» Work to do
Locate all lines with the word "this" and copy them out.

» Data rows

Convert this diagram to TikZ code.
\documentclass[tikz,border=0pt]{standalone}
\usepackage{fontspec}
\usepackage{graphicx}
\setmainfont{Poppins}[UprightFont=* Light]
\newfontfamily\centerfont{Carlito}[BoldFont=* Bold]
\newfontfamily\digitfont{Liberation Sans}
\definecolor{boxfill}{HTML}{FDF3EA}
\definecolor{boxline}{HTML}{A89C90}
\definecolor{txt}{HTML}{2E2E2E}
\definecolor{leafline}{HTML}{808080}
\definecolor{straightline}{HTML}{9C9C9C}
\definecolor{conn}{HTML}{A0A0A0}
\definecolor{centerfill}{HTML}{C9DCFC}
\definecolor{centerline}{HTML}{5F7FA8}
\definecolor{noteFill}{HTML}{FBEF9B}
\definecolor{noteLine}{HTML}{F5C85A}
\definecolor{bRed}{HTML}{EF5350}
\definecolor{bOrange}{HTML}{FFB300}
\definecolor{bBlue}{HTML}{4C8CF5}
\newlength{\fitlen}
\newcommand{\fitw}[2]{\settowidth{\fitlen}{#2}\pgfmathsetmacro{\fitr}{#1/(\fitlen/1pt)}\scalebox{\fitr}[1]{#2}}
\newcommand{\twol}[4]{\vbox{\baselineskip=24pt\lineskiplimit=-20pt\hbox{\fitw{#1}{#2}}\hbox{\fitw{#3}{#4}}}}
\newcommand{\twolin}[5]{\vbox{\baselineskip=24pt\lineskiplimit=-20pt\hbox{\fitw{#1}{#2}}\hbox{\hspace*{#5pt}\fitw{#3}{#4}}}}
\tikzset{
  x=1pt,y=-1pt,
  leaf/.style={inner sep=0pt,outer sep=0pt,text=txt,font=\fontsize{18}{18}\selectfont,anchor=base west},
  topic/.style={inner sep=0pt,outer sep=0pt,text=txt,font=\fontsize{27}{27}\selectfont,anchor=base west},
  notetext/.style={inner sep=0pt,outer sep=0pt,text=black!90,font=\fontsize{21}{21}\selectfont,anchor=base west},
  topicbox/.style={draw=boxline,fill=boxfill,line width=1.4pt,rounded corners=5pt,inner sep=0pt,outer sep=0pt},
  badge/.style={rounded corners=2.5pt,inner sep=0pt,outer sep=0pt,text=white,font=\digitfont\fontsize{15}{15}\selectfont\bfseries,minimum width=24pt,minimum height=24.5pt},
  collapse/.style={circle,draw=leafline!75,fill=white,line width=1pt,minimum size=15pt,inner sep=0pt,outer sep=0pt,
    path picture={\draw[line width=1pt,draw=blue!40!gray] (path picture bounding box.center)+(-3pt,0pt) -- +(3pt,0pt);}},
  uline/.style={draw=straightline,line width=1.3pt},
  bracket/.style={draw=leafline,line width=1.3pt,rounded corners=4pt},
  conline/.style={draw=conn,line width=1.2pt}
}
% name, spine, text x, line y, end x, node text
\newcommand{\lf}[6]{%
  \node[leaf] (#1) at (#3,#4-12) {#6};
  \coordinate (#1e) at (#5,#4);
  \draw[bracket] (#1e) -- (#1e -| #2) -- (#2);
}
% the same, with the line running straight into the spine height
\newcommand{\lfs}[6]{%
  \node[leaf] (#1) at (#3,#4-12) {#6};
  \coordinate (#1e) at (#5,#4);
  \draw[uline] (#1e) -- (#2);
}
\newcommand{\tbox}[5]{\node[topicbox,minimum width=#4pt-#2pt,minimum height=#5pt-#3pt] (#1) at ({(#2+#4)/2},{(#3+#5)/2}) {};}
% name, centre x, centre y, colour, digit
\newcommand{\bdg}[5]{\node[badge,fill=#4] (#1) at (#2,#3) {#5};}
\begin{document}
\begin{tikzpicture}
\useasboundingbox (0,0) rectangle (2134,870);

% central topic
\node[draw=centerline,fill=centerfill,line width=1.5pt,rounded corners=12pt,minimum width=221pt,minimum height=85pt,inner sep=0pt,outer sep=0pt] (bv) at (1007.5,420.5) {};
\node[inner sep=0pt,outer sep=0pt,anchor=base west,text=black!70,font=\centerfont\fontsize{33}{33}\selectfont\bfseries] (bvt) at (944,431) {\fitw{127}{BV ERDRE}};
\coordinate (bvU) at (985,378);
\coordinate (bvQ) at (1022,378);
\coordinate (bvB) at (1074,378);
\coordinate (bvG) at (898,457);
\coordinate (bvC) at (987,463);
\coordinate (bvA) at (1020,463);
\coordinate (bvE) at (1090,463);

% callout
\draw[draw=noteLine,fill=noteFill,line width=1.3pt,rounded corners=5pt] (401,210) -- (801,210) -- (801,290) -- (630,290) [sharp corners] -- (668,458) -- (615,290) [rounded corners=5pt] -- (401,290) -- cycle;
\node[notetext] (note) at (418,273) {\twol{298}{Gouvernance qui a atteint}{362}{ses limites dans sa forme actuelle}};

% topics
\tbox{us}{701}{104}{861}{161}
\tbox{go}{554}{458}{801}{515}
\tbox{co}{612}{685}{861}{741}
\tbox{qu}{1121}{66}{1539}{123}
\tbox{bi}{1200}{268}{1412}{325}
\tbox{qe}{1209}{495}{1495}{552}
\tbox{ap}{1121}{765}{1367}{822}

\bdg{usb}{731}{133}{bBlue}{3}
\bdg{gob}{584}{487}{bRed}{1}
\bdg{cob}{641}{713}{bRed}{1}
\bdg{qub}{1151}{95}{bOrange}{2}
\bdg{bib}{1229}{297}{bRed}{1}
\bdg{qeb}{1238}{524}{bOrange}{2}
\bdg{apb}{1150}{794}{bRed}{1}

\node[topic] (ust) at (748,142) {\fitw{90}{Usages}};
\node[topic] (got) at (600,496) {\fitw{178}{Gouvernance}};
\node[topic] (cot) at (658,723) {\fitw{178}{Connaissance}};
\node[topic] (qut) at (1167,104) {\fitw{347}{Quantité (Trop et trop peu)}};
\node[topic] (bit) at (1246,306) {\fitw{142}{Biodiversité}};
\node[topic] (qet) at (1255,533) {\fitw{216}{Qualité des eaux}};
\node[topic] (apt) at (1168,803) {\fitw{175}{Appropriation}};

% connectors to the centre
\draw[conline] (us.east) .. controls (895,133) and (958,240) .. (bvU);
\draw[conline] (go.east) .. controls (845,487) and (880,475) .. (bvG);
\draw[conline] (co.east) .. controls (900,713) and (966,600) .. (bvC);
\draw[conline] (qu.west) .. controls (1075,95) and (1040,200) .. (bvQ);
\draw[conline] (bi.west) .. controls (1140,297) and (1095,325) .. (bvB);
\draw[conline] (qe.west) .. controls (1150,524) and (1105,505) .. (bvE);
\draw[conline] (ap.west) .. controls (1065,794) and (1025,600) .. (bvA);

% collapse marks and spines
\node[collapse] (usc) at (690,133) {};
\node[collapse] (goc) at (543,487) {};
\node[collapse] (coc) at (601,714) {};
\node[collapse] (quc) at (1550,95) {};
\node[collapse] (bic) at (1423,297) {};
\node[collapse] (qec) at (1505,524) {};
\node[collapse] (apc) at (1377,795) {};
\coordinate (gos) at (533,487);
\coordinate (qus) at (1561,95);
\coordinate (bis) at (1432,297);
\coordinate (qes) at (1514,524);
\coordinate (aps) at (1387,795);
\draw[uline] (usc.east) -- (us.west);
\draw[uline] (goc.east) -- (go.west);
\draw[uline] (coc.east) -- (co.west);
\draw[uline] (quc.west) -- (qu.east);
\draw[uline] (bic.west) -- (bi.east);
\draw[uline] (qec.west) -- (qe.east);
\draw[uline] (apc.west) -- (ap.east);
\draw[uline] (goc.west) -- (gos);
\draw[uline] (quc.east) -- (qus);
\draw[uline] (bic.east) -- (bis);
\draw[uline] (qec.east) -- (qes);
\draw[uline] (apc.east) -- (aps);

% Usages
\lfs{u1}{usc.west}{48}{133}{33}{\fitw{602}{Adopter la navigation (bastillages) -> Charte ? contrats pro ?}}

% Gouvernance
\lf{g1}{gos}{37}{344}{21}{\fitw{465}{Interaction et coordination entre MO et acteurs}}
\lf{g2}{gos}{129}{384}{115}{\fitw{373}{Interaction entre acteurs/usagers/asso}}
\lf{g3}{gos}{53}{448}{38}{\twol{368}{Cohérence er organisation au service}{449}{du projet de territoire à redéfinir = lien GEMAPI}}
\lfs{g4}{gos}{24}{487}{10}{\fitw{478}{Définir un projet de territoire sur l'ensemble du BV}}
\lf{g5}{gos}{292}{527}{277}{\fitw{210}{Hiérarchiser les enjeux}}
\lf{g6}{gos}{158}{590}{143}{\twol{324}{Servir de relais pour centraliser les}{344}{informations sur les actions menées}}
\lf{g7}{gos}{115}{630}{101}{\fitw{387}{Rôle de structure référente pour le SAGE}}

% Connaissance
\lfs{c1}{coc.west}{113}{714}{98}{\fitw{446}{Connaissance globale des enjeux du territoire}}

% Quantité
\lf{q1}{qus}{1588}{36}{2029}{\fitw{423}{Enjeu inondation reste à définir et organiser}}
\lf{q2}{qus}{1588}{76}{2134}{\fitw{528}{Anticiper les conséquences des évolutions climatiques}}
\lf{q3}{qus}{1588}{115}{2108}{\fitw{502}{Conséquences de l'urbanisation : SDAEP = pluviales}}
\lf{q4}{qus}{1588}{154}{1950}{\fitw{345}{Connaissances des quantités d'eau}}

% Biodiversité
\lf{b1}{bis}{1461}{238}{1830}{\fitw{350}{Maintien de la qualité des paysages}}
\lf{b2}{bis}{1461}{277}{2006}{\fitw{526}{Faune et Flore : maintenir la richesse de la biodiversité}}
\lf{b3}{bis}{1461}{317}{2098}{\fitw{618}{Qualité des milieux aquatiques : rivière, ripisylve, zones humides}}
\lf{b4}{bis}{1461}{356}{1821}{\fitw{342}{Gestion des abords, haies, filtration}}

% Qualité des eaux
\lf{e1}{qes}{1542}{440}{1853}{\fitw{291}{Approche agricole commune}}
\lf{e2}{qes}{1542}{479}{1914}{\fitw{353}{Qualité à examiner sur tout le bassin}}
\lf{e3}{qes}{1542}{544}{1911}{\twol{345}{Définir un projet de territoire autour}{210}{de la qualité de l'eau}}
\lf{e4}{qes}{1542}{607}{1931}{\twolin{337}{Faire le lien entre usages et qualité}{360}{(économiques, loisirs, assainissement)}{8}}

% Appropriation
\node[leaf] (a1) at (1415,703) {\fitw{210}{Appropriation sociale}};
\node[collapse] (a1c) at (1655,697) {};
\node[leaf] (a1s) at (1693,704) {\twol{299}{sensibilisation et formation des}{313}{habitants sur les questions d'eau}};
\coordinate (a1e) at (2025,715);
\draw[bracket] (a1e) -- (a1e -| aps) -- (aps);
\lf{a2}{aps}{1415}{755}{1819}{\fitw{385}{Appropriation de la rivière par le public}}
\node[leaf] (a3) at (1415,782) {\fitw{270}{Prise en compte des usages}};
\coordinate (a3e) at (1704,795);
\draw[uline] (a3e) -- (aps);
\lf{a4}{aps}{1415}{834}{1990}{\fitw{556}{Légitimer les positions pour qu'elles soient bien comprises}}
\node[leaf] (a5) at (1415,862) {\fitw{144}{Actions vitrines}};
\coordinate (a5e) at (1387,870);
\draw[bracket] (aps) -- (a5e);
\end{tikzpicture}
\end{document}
--
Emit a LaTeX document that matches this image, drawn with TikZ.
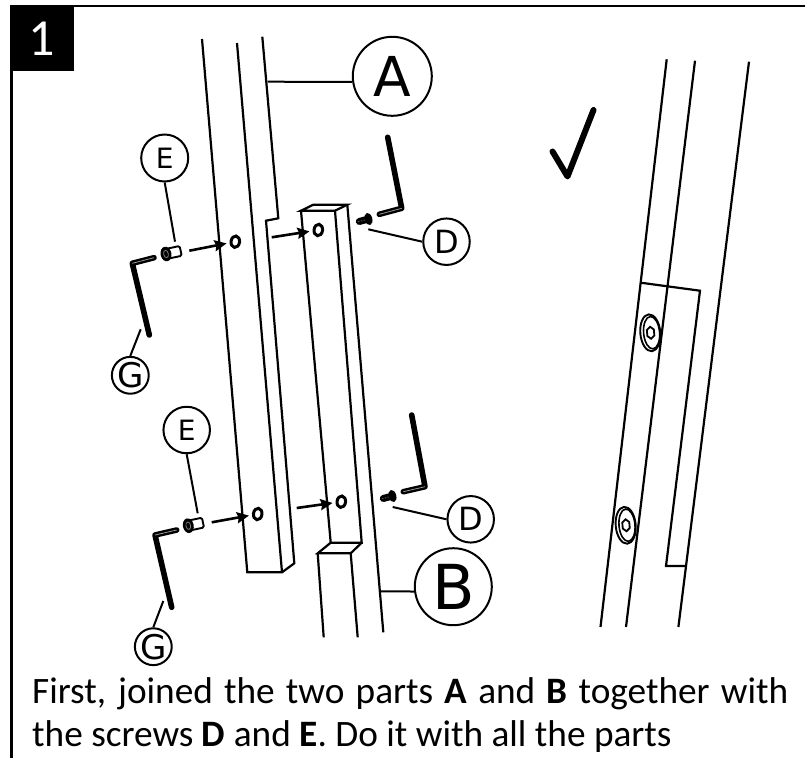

» Task response
Convert this diagram to TikZ code.
Emit a LaTeX document that matches this image, drawn with TikZ.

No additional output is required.